Date of Graduation


Document Type


Degree Type



Statler College of Engineering and Mineral Resources


Civil and Environmental Engineering

Committee Chair

Xinchao Wei


The purpose of this study was to remove selenium from aqueous solution using nano-magnetite impregnated diatomaceous earth (DE) as an adsorbent. The adsorbent was prepared at the laboratory with a ratio of magnetite/DE of 10%. Batch adsorption experiments were conducted to evaluate the effects of pH, temperature, adsorbent concentration, selenium speciation, contact time and presence of competing anions on selenium removal efficiency in conjunction with studies on adsorption kinetics, isotherms, and adsorptive thermodynamics. Rapid adsorption occurred within 30 min and selenium uptake decreased with increase in temperature. Low pH values (i.e. 2--4) favored selenium adsorption as expected for anion adsorption but the adsorption of selenate (Se(VI)) was more strongly dependent on pH than that of selenite (Se(IV)). The adsorption isothermal and kinetic data of selenium were well fitted to the Freundlich isotherm and pseudo-second-order kinetic models. The nano-magnetite impregnated DE showed an adsorption capacity of 0.5 mg-Se/g for selenite and 0.25 mg-Se/g for selenate at pH 3.0. At an initial selenium concentration of 250 microg-Se/L, more than 96% removal of selenite and 50% removal of selenate were achieved. It was observed that selenate adsorption was significantly affected by the presence of competing anions such as chloride, nitrate and sulfate, whereas selenite removal was mostly affected by the presence of sulfate in solution. Column tests demonstrated that diatomaceous earth by itself was not able to remove selenite or selenate anions from water; therefore all the adsorption capacity could only be attributed to the nano-magnetite coating.

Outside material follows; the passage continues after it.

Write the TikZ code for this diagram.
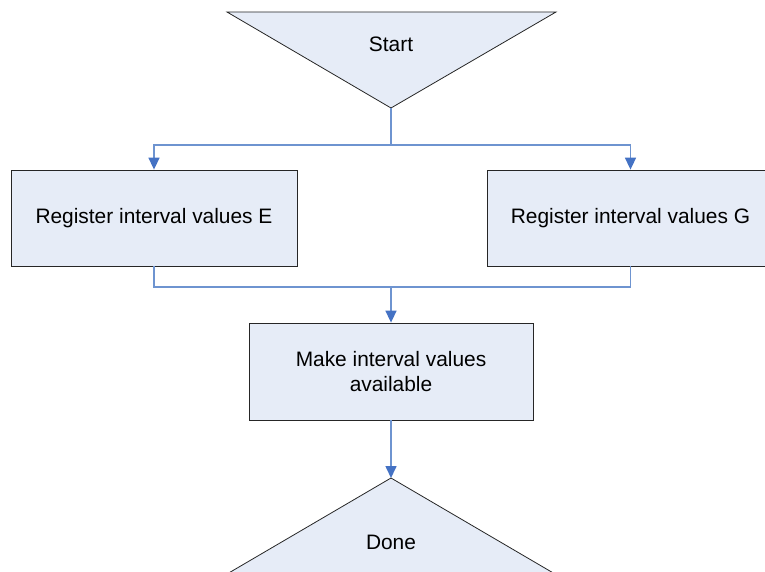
\documentclass[tikz,border=0pt]{standalone}
\usepackage{fontspec}
\setmainfont{Liberation Sans}
\usetikzlibrary{arrows.meta}
\definecolor{boxfill}{RGB}{230,236,247}
\definecolor{linkblue}{RGB}{110,148,208}
\definecolor{tipblue}{RGB}{68,114,196}
\tikzset{
  x=1pt, y=-1pt,
  stepbox/.style={draw=black!85, line width=0.8pt, fill=boxfill,
    minimum width=286pt, minimum height=96pt, inner sep=0pt,
    align=center, font=\fontsize{20.9}{24.5}\selectfont},
  terminal/.style={draw=black!85, line width=0.8pt, fill=boxfill, line join=miter},
  label/.style={font=\fontsize{20.9}{24.5}\selectfont, inner sep=0pt},
  link/.style={draw=linkblue, line width=1.6pt},
  arrowlink/.style={link, -{Triangle[width=11pt,length=12pt,color=tipblue]}}
}
\begin{document}
\begin{tikzpicture}
  \clip (0,0) rectangle (765,572);

  % start terminal (downward triangle)
  \coordinate (startapex) at (391,108);
  \filldraw[terminal] (227,12) -- (556,12) -- (startapex) -- cycle;
  \node[label] (start) at (391,44) {Start};

  % register steps
  \node[stepbox] (regE) at (154,218) {Register interval values E};
  \node[stepbox] (regG) at (630.5,218) {Register interval values G};

  % merge step
  \node[stepbox, minimum width=284pt, minimum height=97pt] (make) at (391,371.5)
    {Make interval values\\available};

  % done terminal (upward triangle)
  \coordinate (doneapex) at (391,478);
  \filldraw[terminal] (227,574) -- (doneapex) -- (555,574) -- cycle;
  \node[label] (done) at (391,542) {Done};

  % fork from start
  \coordinate (fork) at (391,145);
  \draw[link] (startapex) -- (fork);
  \draw[arrowlink] (fork) -| (regE.north);
  \draw[arrowlink] (fork) -| (regG.north);

  % join into merge step
  \coordinate (join) at (391,287);
  \draw[link] (regE.south) |- (join);
  \draw[link] (regG.south) |- (join);
  \draw[arrowlink] (join) -- (make.north);

  % on to done
  \draw[arrowlink] (make.south) -- (doneapex);
\end{tikzpicture}
\end{document}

Column adsorption tests using nano-magnetite impregnated DE showed higher adsorption efficiency for selenite anions compared to selenate. However, the adsorption capacity decreased when a natural water sample from Monongahela River was used. In conclusion, it was found that nano-magnetite impregnated diatomaceous earth is a promising low-cost adsorbent to treat aqueous solutions containing low levels of selenium. Besides, this new adsorbent is porous and stable, making it suitable adsorptive filtration in column applications.